Poursuivre les États trop accommodants avec des multinationales soucieuses de réduire leur facture fiscale. En cas de victoire, faire rembourser aux entreprises les économies d'impôt en question. Implanter des lois encore plus sévères contre ces stratégies fiscales. Pour régler le problème des stratégies fiscales agressives des multinationales, l'Europe tente plusieurs solutions simultanées.

Des poursuites

Depuis juin, la Commission européenne a entamé quatre enquêtes pour déterminer si des tax rulings favorisant des multinationales (Amazon, Fiat et Starbucks) étaient légales en vertu du droit européen de la concurrence. Le trio de pays au banc des accusés fiscaux: les Pays-Bas, l'Irlande et le Luxembourg, éclaboussé à nouveau mardi par des révélations incluant des dizaines de multinationales, dont Bombardier.

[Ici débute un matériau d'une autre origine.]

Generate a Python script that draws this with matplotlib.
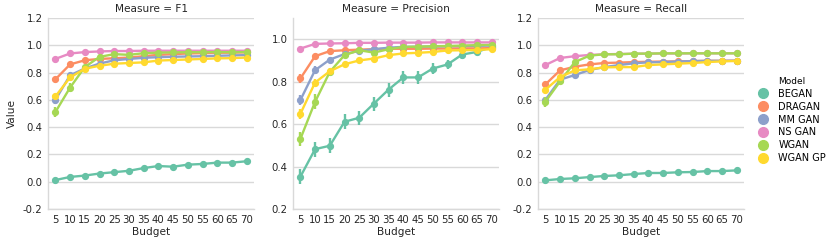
import matplotlib
matplotlib.use('Agg')
import matplotlib.pyplot as plt
import numpy as np

# data
budgets = [5, 10, 15, 20, 25, 30, 35, 40, 45, 50, 55, 60, 65, 70]
models = ['BEGAN', 'DRAGAN', 'MM GAN', 'NS GAN', 'WGAN', 'WGAN GP']
colors = ['#66c2a5', '#fc8d62', '#8da0cb', '#e78ac3', '#a6d854', '#ffd92f']

f1 = {
    'BEGAN':   [0.012, 0.035, 0.045, 0.06, 0.07, 0.08, 0.10, 0.115, 0.11, 0.125, 0.13, 0.14, 0.14, 0.15],
    'DRAGAN':  [0.75, 0.86, 0.89, 0.90, 0.905, 0.91, 0.92, 0.93, 0.935, 0.94, 0.942, 0.945, 0.946, 0.948],
    'MM GAN':  [0.60, 0.78, 0.83, 0.866, 0.89, 0.90, 0.908, 0.913, 0.916, 0.918, 0.92, 0.923, 0.926, 0.928],
    'NS GAN':  [0.90, 0.94, 0.95, 0.955, 0.958, 0.958, 0.96, 0.96, 0.96, 0.96, 0.96, 0.96, 0.96, 0.96],
    'WGAN':    [0.51, 0.69, 0.84, 0.915, 0.935, 0.93, 0.942, 0.946, 0.948, 0.949, 0.95, 0.95, 0.95, 0.95],
    'WGAN GP': [0.625, 0.764, 0.828, 0.85, 0.865, 0.87, 0.875, 0.888, 0.892, 0.896, 0.9, 0.904, 0.906, 0.91],
}
f1_err = {
    'BEGAN':   [0.005] * 14,
    'DRAGAN':  [0.02, 0.01] + [0.005] * 12,
    'MM GAN':  [0.03, 0.015] + [0.005] * 12,
    'NS GAN':  [0.01] + [0.004] * 13,
    'WGAN':    [0.035, 0.03, 0.015] + [0.005] * 11,
    'WGAN GP': [0.02, 0.012] + [0.005] * 12,
}

precision = {
    'BEGAN':   [0.352, 0.482, 0.498, 0.611, 0.63, 0.697, 0.763, 0.82, 0.82, 0.862, 0.881, 0.928, 0.94, 0.964],
    'DRAGAN':  [0.815, 0.92, 0.944, 0.948, 0.951, 0.953, 0.955, 0.955, 0.955, 0.956, 0.956, 0.957, 0.957, 0.958],
    'MM GAN':  [0.713, 0.854, 0.904, 0.93, 0.945, 0.953, 0.96, 0.964, 0.965, 0.966, 0.967, 0.968, 0.969, 0.97],
    'NS GAN':  [0.956, 0.978, 0.98, 0.981, 0.983, 0.983, 0.984, 0.984, 0.984, 0.985, 0.985, 0.985, 0.985, 0.985],
    'WGAN':    [0.53, 0.705, 0.846, 0.925, 0.948, 0.937, 0.953, 0.964, 0.965, 0.967, 0.968, 0.97, 0.972, 0.973],
    'WGAN GP': [0.648, 0.796, 0.849, 0.882, 0.90, 0.909, 0.925, 0.933, 0.936, 0.94, 0.947, 0.948, 0.949, 0.953],
}
precision_err = {
    'BEGAN':   [0.035, 0.035, 0.035, 0.035, 0.033, 0.033, 0.033, 0.03, 0.03, 0.025, 0.022, 0.02, 0.015, 0.01],
    'DRAGAN':  [0.02, 0.01] + [0.004] * 12,
    'MM GAN':  [0.025, 0.02, 0.012] + [0.004] * 11,
    'NS GAN':  [0.006] + [0.003] * 13,
    'WGAN':    [0.035, 0.035, 0.02] + [0.005] * 11,
    'WGAN GP': [0.025, 0.015, 0.008] + [0.004] * 11,
}

recall = {
    'BEGAN':   [0.01, 0.02, 0.025, 0.034, 0.042, 0.047, 0.056, 0.064, 0.064, 0.069, 0.071, 0.078, 0.078, 0.083],
    'DRAGAN':  [0.713, 0.816, 0.843, 0.86, 0.87, 0.873, 0.877, 0.879, 0.881, 0.882, 0.884, 0.886, 0.886, 0.887],
    'MM GAN':  [0.60, 0.748, 0.782, 0.819, 0.84, 0.855, 0.868, 0.875, 0.877, 0.881, 0.884, 0.886, 0.886, 0.887],
    'NS GAN':  [0.855, 0.907, 0.92, 0.929, 0.934, 0.936, 0.938, 0.939, 0.94, 0.94, 0.941, 0.941, 0.941, 0.941],
    'WGAN':    [0.586, 0.735, 0.877, 0.924, 0.934, 0.934, 0.939, 0.939, 0.941, 0.941, 0.941, 0.941, 0.941, 0.941],
    'WGAN GP': [0.674, 0.767, 0.816, 0.824, 0.838, 0.84, 0.84, 0.855, 0.86, 0.865, 0.87, 0.877, 0.882, 0.885],
}
recall_err = {
    'BEGAN':   [0.004] * 14,
    'DRAGAN':  [0.015, 0.008] + [0.004] * 12,
    'MM GAN':  [0.02, 0.01] + [0.004] * 12,
    'NS GAN':  [0.008] + [0.003] * 13,
    'WGAN':    [0.035, 0.015, 0.01] + [0.004] * 11,
    'WGAN GP': [0.02, 0.01] + [0.004] * 12,
}

measures = ['F1', 'Precision', 'Recall']
panels = [(f1, f1_err), (precision, precision_err), (recall, recall_err)]
ylims = [(-0.2, 1.2), (0.2, 1.1), (-0.2, 1.2)]
yticks = [np.arange(-0.2, 1.21, 0.2), np.arange(0.2, 1.01, 0.2), np.arange(-0.2, 1.21, 0.2)]

plt.rcParams['font.family'] = ['DejaVu Sans']
text_c = '#262626'
grid_c = '#d9d9d9'

fig = plt.figure(figsize=(8.3, 2.44), dpi=100)
lefts = [48, 293, 538]
w = 206
bottom, top = 209, 18

xs = np.arange(len(budgets))
for i, m in enumerate(measures):
    ax = fig.add_axes([lefts[i] / 830, 1 - bottom / 244, w / 830, (bottom - top) / 244])
    vals, errs = panels[i]
    for name, c in zip(models, colors):
        y = np.array(vals[name])
        e = np.array(errs[name])
        ax.vlines(xs, y - e, y + e, color=c, lw=1.7, zorder=3)
        ax.plot(xs, y, color=c, lw=1.7, marker='o', ms=4.2, zorder=3)
    ax.set_xlim(-0.5, len(budgets) - 0.5)
    ax.set_ylim(*ylims[i])
    ax.set_yticks(yticks[i])
    ax.set_yticklabels(['%.1f' % v if abs(v) > 1e-9 else '0.0' for v in yticks[i]])
    ax.set_xticks(xs)
    ax.set_xticklabels([str(b) for b in budgets])
    ax.yaxis.grid(True, color=grid_c, lw=1.0)
    ax.set_axisbelow(True)
    for s in ['top', 'right']:
        ax.spines[s].set_visible(False)
    for s in ['left', 'bottom']:
        ax.spines[s].set_color(grid_c)
        ax.spines[s].set_linewidth(1.0)
    ax.tick_params(length=0, colors=text_c, labelsize=7.3, pad=4)
    ax.set_title('Measure = ' + m, fontsize=7.6, color=text_c, pad=4)
    ax.set_xlabel('Budget', fontsize=7.6, color=text_c, labelpad=2)
    if i == 0:
        ax.set_ylabel('Value', fontsize=7.6, color=text_c)

handles = [plt.Line2D([], [], ls='', marker='o', ms=7, color=c) for c in colors]
fig.legend(handles, models, title='Model', loc='center left', bbox_to_anchor=(757 / 830, 0.508),
           frameon=False, fontsize=7, title_fontsize=6.5, borderpad=0, borderaxespad=0,
           handlelength=1.2, handletextpad=1.0, labelspacing=0.3)

fig.savefig('out.png', dpi=100)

«Il y a des États qui ont facilité l'exploitation des différences fiscales entre les États. [...] Le Luxembourg n'a pas encore été condamné, l'affaire est toujours devant les tribunaux européens. Le Luxembourg est accusé de ne pas avoir vérifié toutes les structures des entreprises pour s'assurer de respecter les règles de concurrence en matière fiscale de l'Union européenne. Et si une autre bénéficie illégalement d'une «aide de l'État» en contravention des règles européennes de concurrence, elle doit rembourser cette «aide de l'État» », dit Pasquale Pistone, président académique du Bureau international de documentation fiscale (IBFD) et professeur en droit fiscal à l'Université économique de Vienne, en Autriche.

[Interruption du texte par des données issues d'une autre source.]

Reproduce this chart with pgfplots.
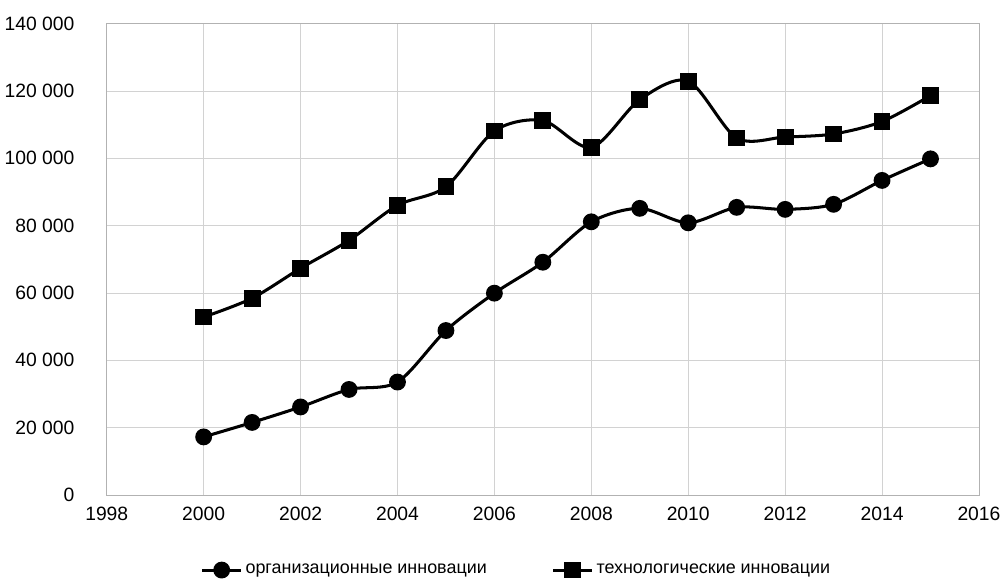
\documentclass[border=0pt]{standalone}
\usepackage{pgfplots}
\pgfplotsset{compat=1.18}
\usepackage{fontspec}
\setmainfont{Liberation Sans}
\begin{document}
\begin{tikzpicture}
\begin{axis}[
  scale only axis, width=633pt, height=342pt,
  xmin=1998, xmax=2016, ymin=0, ymax=140000,
  scaled y ticks=false,
  xtick={1998,2000,...,2016}, xticklabels={1998,2000,2002,2004,2006,2008,2010,2012,2014,2016},
  ytick={0,20000,...,140000},
  yticklabels={0,20 000,40 000,60 000,80 000,100 000,120 000,140 000},
  ymajorgrids, xmajorgrids, grid style={gray!35},
  axis line style={gray!60}, tick style={draw=none},
  yticklabel style={xshift=-20pt},
  xticklabel style={yshift=-5pt},
  ticklabel style={font=\fontsize{14}{16}\selectfont},
  legend style={at={(0.47,-0.135)}, anchor=north, draw=none, legend columns=2,
    font=\fontsize{13}{15}\selectfont, /tikz/every even column/.append style={column sep=45pt}},
  legend image code/.code={\draw[#1] (0cm,0cm) -- (1.0cm,0cm); \draw[#1, only marks] plot coordinates {(0.5cm,0cm)};},
  legend cell align=left,
  after end axis/.code={\path (rel axis cs:0,1.05);},
]
\addplot[black, line width=2.2pt, smooth, mark=*, mark size=5pt] coordinates {
(2000,17200)(2001,21500)(2002,26100)(2003,31300)(2004,33500)(2005,48800)(2006,59900)(2007,69100)(2008,81100)(2009,85100)(2010,80800)(2011,85400)(2012,84800)(2013,86300)(2014,93400)(2015,99800)};
\addlegendentry{организационные инновации}
\addplot[black, line width=2.2pt, smooth, mark=square*, mark size=5pt] coordinates {
(2000,52800)(2001,58400)(2002,67300)(2003,75600)(2004,86000)(2005,91500)(2006,108100)(2007,111200)(2008,103200)(2009,117400)(2010,122900)(2011,106000)(2012,106300)(2013,107200)(2014,110900)(2015,118600)};
\addlegendentry{технологические инновации}
\end{axis}
\end{tikzpicture}
\end{document}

Des règles communes pour l'Europe...

Actuellement, l'Union européenne peut montrer des dents en raison de son droit à la concurrence. Mais la France, l'Allemagne et l'Italie estiment qu'il faut harmoniser les lois fiscales pour empêcher les planifications fiscales agressives par le biais d'une directive européenne. «Le problème, c'est que les multinationales tirent avantage des différences entre les régimes fiscaux», dit le professeur Pistone.

... et à l'international

Dans le cadre du G20 et de l'Organisation de coopération et de développement économiques (OCDE), plusieurs pays européens poussent pour l'adoption des règles BEPS (Base Erosion and Profit Shifting). «Un problème global exige une solution globale, dit le professeur Pistone. Il y a une convergence globale: l'Europe et les États-Unis sont en train de faire des stratagèmes communs, mais il y a un problème structurel aux États-Unis, car [Barack] Obama n'a pas la majorité au Congrès pour voter de nouvelles lois en ce sens. Le projet BEPS doit être complété en 2015 et devrait être imposé aux 34 pays de l'OCDE. Les États ont accepté de changer leurs lois pour réaliser les objectifs de BEPS.»

Un président gênant

La Commission européenne est l'un des organes les plus importants en Europe pour la lutte contre les planifications fiscales agressives. Or, son président Jean-Claude Juncker, qui vient d'être nommé pour cinq ans, a été... premier ministre du Luxembourg de 1995 à 2013. Donc au coeur des principales controverses fiscales en Europe. Un ancien cadre d'Amazon disait cette semaine que M. Juncker a courtisé activement la multinationale, aujourd'hui critiquée pour ses arrangements fiscaux, pour qu'elle s'établisse au Luxembourg. «D'avoir l'ex-premier ministre et ex-ministre des Finances du Luxembourg qui dirige la Commission européenne, ce n'est pas réconfortant pour la suite des choses, notamment la position de l'Union européenne pour les sanctions des pays qui ne veulent pas adhérer aux recommandations du BEPS», dit André Lareau, professeur de droit fiscal à l'Université Laval.